# DATASET SECTION start
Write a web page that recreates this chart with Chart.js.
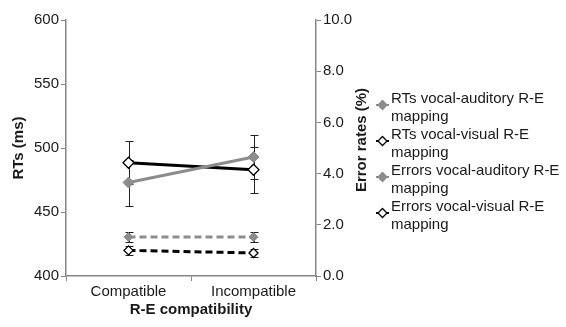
<!DOCTYPE html>
<html>
<head>
<meta charset="utf-8">
<script src="https://cdn.jsdelivr.net/npm/chart.js@4/dist/chart.umd.min.js"></script>
<style>
  html, body { margin: 0; padding: 0; background: #fff; }
  #wrap { width: 566px; height: 327px; }
</style>
</head>
<body>
<div id="wrap"><canvas id="rtChart" width="566" height="327"></canvas></div>
<script>
/* ================= DATA ================= */

const categories = ["Compatible", "Incompatible"];

const rtAuditory = [473, 493];
const rtAuditoryErr = [18, 17];
const rtVisual = [488.5, 483];
const rtVisualErr = [17, 18];

const errAuditory = [1.52, 1.52];
const errAuditoryErr = [0.18, 0.18];
const errVisual = [1.0, 0.9];
const errVisualErr = [0.17, 0.17];

const seriesLabels = [
  ["RTs vocal-auditory R-E", "mapping"],
  ["RTs vocal-visual R-E", "mapping"],
  ["Errors vocal-auditory R-E", "mapping"],
  ["Errors vocal-visual R-E", "mapping"]
];

const rtTicks = [400, 450, 500, 550, 600];
const errTicks = [0, 2, 4, 6, 8, 10];

/* ================= STYLE ================= */

const FONT = "'Liberation Sans', Arial, sans-serif";
const GRAY = "#8c8c8c";
const AXIS = "#868686";
const TEXT = "#1a1a1a";

/* ================= PLUGINS ================= */

// error bars, drawn under the markers
const errorBars = {
  id: "errorBars",
  beforeDatasetsDraw(chart) {
    const ctx = chart.ctx;
    ctx.save();
    ctx.strokeStyle = "#222";
    ctx.lineWidth = 1;
    chart.data.datasets.forEach((ds, i) => {
      const meta = chart.getDatasetMeta(i);
      const yScale = chart.scales[ds.yAxisID];
      meta.data.forEach((pt, j) => {
        const v = ds.data[j], e = ds.errors[j];
        const top = Math.round(yScale.getPixelForValue(v + e)) + 0.5;
        const bot = Math.round(yScale.getPixelForValue(v - e)) + 0.5;
        const x = Math.round(pt.x) + 0.5;
        ctx.beginPath();
        ctx.moveTo(x, top); ctx.lineTo(x, bot);
        ctx.moveTo(x - 4, top); ctx.lineTo(x + 4, top);
        ctx.moveTo(x - 4, bot); ctx.lineTo(x + 4, bot);
        ctx.stroke();
      });
    });
    ctx.restore();
  }
};

// right axis title (reads bottom to top) and the two-line legend
const sideLegend = {
  id: "sideLegend",
  afterDraw(chart) {
    const ctx = chart.ctx;
    ctx.save();

    ctx.translate(362, 140);
    ctx.rotate(-Math.PI / 2);
    ctx.font = "bold 15px " + FONT;
    ctx.fillStyle = TEXT;
    ctx.textAlign = "center";
    ctx.textBaseline = "middle";
    ctx.fillText("Error rates (%)", 0, 0);
    ctx.setTransform(1, 0, 0, 1, 0, 0);

    chart.data.datasets.forEach((ds, i) => {
      const y0 = 99 + i * 36;
      const my = y0 + 6;
      ctx.strokeStyle = ds.borderColor;
      ctx.lineWidth = 2;
      ctx.beginPath();
      ctx.moveTo(376, my); ctx.lineTo(389, my);
      ctx.stroke();

      ctx.beginPath();
      ctx.moveTo(382.5, my - 4.5);
      ctx.lineTo(387, my);
      ctx.lineTo(382.5, my + 4.5);
      ctx.lineTo(378, my);
      ctx.closePath();
      ctx.fillStyle = ds.pointBackgroundColor;
      ctx.fill();
      ctx.lineWidth = 1.3;
      ctx.strokeStyle = ds.pointBorderColor;
      ctx.stroke();

      ctx.font = "15px " + FONT;
      ctx.fillStyle = TEXT;
      ctx.textAlign = "left";
      ctx.textBaseline = "middle";
      seriesLabels[i].forEach((line, k) => {
        ctx.fillText(line, 391, y0 + k * 17.5);
      });
    });
    ctx.restore();
  }
};

/* ================= CHART ================= */

const ctx = document.getElementById("rtChart").getContext("2d");

new Chart(ctx, {
  type: "line",
  data: {
    labels: categories,
    datasets: [
      {
        label: seriesLabels[0].join(" "),
        data: rtAuditory,
        errors: rtAuditoryErr,
        yAxisID: "y",
        borderColor: GRAY,
        borderWidth: 3,
        pointStyle: "rectRot",
        pointRadius: 5.5,
        pointBackgroundColor: GRAY,
        pointBorderColor: GRAY,
        pointBorderWidth: 1
      },
      {
        label: seriesLabels[1].join(" "),
        data: rtVisual,
        errors: rtVisualErr,
        yAxisID: "y",
        borderColor: "#000",
        borderWidth: 3,
        pointStyle: "rectRot",
        pointRadius: 5.5,
        pointBackgroundColor: "#fff",
        pointBorderColor: "#000",
        pointBorderWidth: 1.3
      },
      {
        label: seriesLabels[2].join(" "),
        data: errAuditory,
        errors: errAuditoryErr,
        yAxisID: "y1",
        borderColor: GRAY,
        borderWidth: 3,
        borderDash: [7, 4],
        pointStyle: "rectRot",
        pointRadius: 4.5,
        pointBackgroundColor: GRAY,
        pointBorderColor: GRAY,
        pointBorderWidth: 1
      },
      {
        label: seriesLabels[3].join(" "),
        data: errVisual,
        errors: errVisualErr,
        yAxisID: "y1",
        borderColor: "#000",
        borderWidth: 3,
        borderDash: [7, 4],
        pointStyle: "rectRot",
        pointRadius: 4.5,
        pointBackgroundColor: "#fff",
        pointBorderColor: "#000",
        pointBorderWidth: 1.3
      }
    ]
  },
  options: {
    responsive: false,
    animation: false,
    layout: { padding: { top: 20, right: 210, bottom: 0, left: 0 } },
    plugins: {
      legend: { display: false },
      tooltip: { enabled: false }
    },
    scales: {
      x: {
        offset: true,
        afterFit: (s) => { s.height = 51; },
        border: { color: AXIS, width: 1.5 },
        grid: { offset: true, drawOnChartArea: false, tickLength: 5, color: AXIS },
        ticks: { color: TEXT, font: { family: FONT, size: 15 }, padding: 2 },
        title: {
          display: true,
          text: "R-E compatibility",
          color: TEXT,
          font: { family: FONT, size: 15, weight: "bold" },
          padding: { top: 0, bottom: 8 }
        }
      },
      y: {
        position: "left",
        min: 400,
        max: 600,
        afterFit: (s) => { s.width = 66; },
        afterBuildTicks: (s) => { s.ticks = rtTicks.map(v => ({ value: v })); },
        border: { color: AXIS, width: 1.5 },
        grid: { drawOnChartArea: false, tickLength: 5, color: AXIS },
        ticks: { color: TEXT, font: { family: FONT, size: 15 }, padding: 2 },
        title: {
          display: true,
          text: "RTs (ms)",
          color: TEXT,
          font: { family: FONT, size: 15, weight: "bold" },
          padding: { top: 10, bottom: 0 }
        }
      },
      y1: {
        position: "right",
        min: 0,
        max: 10,
        afterFit: (s) => { s.width = 40; },
        afterBuildTicks: (s) => { s.ticks = errTicks.map(v => ({ value: v })); },
        border: { color: AXIS, width: 1.5 },
        grid: { drawOnChartArea: false, tickLength: 5, color: AXIS },
        ticks: {
          color: TEXT,
          font: { family: FONT, size: 15 },
          padding: 2,
          callback: (v) => Number(v).toFixed(1)
        }
      }
    }
  },
  plugins: [errorBars, sideLegend]
});
</script>
</body>
</html>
# DATASET SECTION end
Would you return the data exactly as written, without the pictures?

Write a web page that recreates this chart with Chart.js.
<!DOCTYPE html>
<html>
<head>
<meta charset="utf-8">
<script src="https://cdn.jsdelivr.net/npm/chart.js@4/dist/chart.umd.min.js"></script>
<style>
  html, body { margin: 0; padding: 0; background: #fff; }
  #wrap { width: 566px; height: 327px; }
</style>
</head>
<body>
<div id="wrap"><canvas id="rtChart" width="566" height="327"></canvas></div>
<script>
/* ================= DATA ================= */

const categories = ["Compatible", "Incompatible"];

const rtAuditory = [473, 493];
const rtAuditoryErr = [18, 17];
const rtVisual = [488.5, 483];
const rtVisualErr = [17, 18];

const errAuditory = [1.52, 1.52];
const errAuditoryErr = [0.18, 0.18];
const errVisual = [1.0, 0.9];
const errVisualErr = [0.17, 0.17];

const seriesLabels = [
  ["RTs vocal-auditory R-E", "mapping"],
  ["RTs vocal-visual R-E", "mapping"],
  ["Errors vocal-auditory R-E", "mapping"],
  ["Errors vocal-visual R-E", "mapping"]
];

const rtTicks = [400, 450, 500, 550, 600];
const errTicks = [0, 2, 4, 6, 8, 10];

/* ================= STYLE ================= */

const FONT = "'Liberation Sans', Arial, sans-serif";
const GRAY = "#8c8c8c";
const AXIS = "#868686";
const TEXT = "#1a1a1a";

/* ================= PLUGINS ================= */

// error bars, drawn under the markers
const errorBars = {
  id: "errorBars",
  beforeDatasetsDraw(chart) {
    const ctx = chart.ctx;
    ctx.save();
    ctx.strokeStyle = "#222";
    ctx.lineWidth = 1;
    chart.data.datasets.forEach((ds, i) => {
      const meta = chart.getDatasetMeta(i);
      const yScale = chart.scales[ds.yAxisID];
      meta.data.forEach((pt, j) => {
        const v = ds.data[j], e = ds.errors[j];
        const top = Math.round(yScale.getPixelForValue(v + e)) + 0.5;
        const bot = Math.round(yScale.getPixelForValue(v - e)) + 0.5;
        const x = Math.round(pt.x) + 0.5;
        ctx.beginPath();
        ctx.moveTo(x, top); ctx.lineTo(x, bot);
        ctx.moveTo(x - 4, top); ctx.lineTo(x + 4, top);
        ctx.moveTo(x - 4, bot); ctx.lineTo(x + 4, bot);
        ctx.stroke();
      });
    });
    ctx.restore();
  }
};

// right axis title (reads bottom to top) and the two-line legend
const sideLegend = {
  id: "sideLegend",
  afterDraw(chart) {
    const ctx = chart.ctx;
    ctx.save();

    ctx.translate(362, 140);
    ctx.rotate(-Math.PI / 2);
    ctx.font = "bold 15px " + FONT;
    ctx.fillStyle = TEXT;
    ctx.textAlign = "center";
    ctx.textBaseline = "middle";
    ctx.fillText("Error rates (%)", 0, 0);
    ctx.setTransform(1, 0, 0, 1, 0, 0);

    chart.data.datasets.forEach((ds, i) => {
      const y0 = 99 + i * 36;
      const my = y0 + 6;
      ctx.strokeStyle = ds.borderColor;
      ctx.lineWidth = 2;
      ctx.beginPath();
      ctx.moveTo(376, my); ctx.lineTo(389, my);
      ctx.stroke();

      ctx.beginPath();
      ctx.moveTo(382.5, my - 4.5);
      ctx.lineTo(387, my);
      ctx.lineTo(382.5, my + 4.5);
      ctx.lineTo(378, my);
      ctx.closePath();
      ctx.fillStyle = ds.pointBackgroundColor;
      ctx.fill();
      ctx.lineWidth = 1.3;
      ctx.strokeStyle = ds.pointBorderColor;
      ctx.stroke();

      ctx.font = "15px " + FONT;
      ctx.fillStyle = TEXT;
      ctx.textAlign = "left";
      ctx.textBaseline = "middle";
      seriesLabels[i].forEach((line, k) => {
        ctx.fillText(line, 391, y0 + k * 17.5);
      });
    });
    ctx.restore();
  }
};

/* ================= CHART ================= */

const ctx = document.getElementById("rtChart").getContext("2d");

new Chart(ctx, {
  type: "line",
  data: {
    labels: categories,
    datasets: [
      {
        label: seriesLabels[0].join(" "),
        data: rtAuditory,
        errors: rtAuditoryErr,
        yAxisID: "y",
        borderColor: GRAY,
        borderWidth: 3,
        pointStyle: "rectRot",
        pointRadius: 5.5,
        pointBackgroundColor: GRAY,
        pointBorderColor: GRAY,
        pointBorderWidth: 1
      },
      {
        label: seriesLabels[1].join(" "),
        data: rtVisual,
        errors: rtVisualErr,
        yAxisID: "y",
        borderColor: "#000",
        borderWidth: 3,
        pointStyle: "rectRot",
        pointRadius: 5.5,
        pointBackgroundColor: "#fff",
        pointBorderColor: "#000",
        pointBorderWidth: 1.3
      },
      {
        label: seriesLabels[2].join(" "),
        data: errAuditory,
        errors: errAuditoryErr,
        yAxisID: "y1",
        borderColor: GRAY,
        borderWidth: 3,
        borderDash: [7, 4],
        pointStyle: "rectRot",
        pointRadius: 4.5,
        pointBackgroundColor: GRAY,
        pointBorderColor: GRAY,
        pointBorderWidth: 1
      },
      {
        label: seriesLabels[3].join(" "),
        data: errVisual,
        errors: errVisualErr,
        yAxisID: "y1",
        borderColor: "#000",
        borderWidth: 3,
        borderDash: [7, 4],
        pointStyle: "rectRot",
        pointRadius: 4.5,
        pointBackgroundColor: "#fff",
        pointBorderColor: "#000",
        pointBorderWidth: 1.3
      }
    ]
  },
  options: {
    responsive: false,
    animation: false,
    layout: { padding: { top: 20, right: 210, bottom: 0, left: 0 } },
    plugins: {
      legend: { display: false },
      tooltip: { enabled: false }
    },
    scales: {
      x: {
        offset: true,
        afterFit: (s) => { s.height = 51; },
        border: { color: AXIS, width: 1.5 },
        grid: { offset: true, drawOnChartArea: false, tickLength: 5, color: AXIS },
        ticks: { color: TEXT, font: { family: FONT, size: 15 }, padding: 2 },
        title: {
          display: true,
          text: "R-E compatibility",
          color: TEXT,
          font: { family: FONT, size: 15, weight: "bold" },
          padding: { top: 0, bottom: 8 }
        }
      },
      y: {
        position: "left",
        min: 400,
        max: 600,
        afterFit: (s) => { s.width = 66; },
        afterBuildTicks: (s) => { s.ticks = rtTicks.map(v => ({ value: v })); },
        border: { color: AXIS, width: 1.5 },
        grid: { drawOnChartArea: false, tickLength: 5, color: AXIS },
        ticks: { color: TEXT, font: { family: FONT, size: 15 }, padding: 2 },
        title: {
          display: true,
          text: "RTs (ms)",
          color: TEXT,
          font: { family: FONT, size: 15, weight: "bold" },
          padding: { top: 10, bottom: 0 }
        }
      },
      y1: {
        position: "right",
        min: 0,
        max: 10,
        afterFit: (s) => { s.width = 40; },
        afterBuildTicks: (s) => { s.ticks = errTicks.map(v => ({ value: v })); },
        border: { color: AXIS, width: 1.5 },
        grid: { drawOnChartArea: false, tickLength: 5, color: AXIS },
        ticks: {
          color: TEXT,
          font: { family: FONT, size: 15 },
          padding: 2,
          callback: (v) => Number(v).toFixed(1)
        }
      }
    }
  },
  plugins: [errorBars, sideLegend]
});
</script>
</body>
</html>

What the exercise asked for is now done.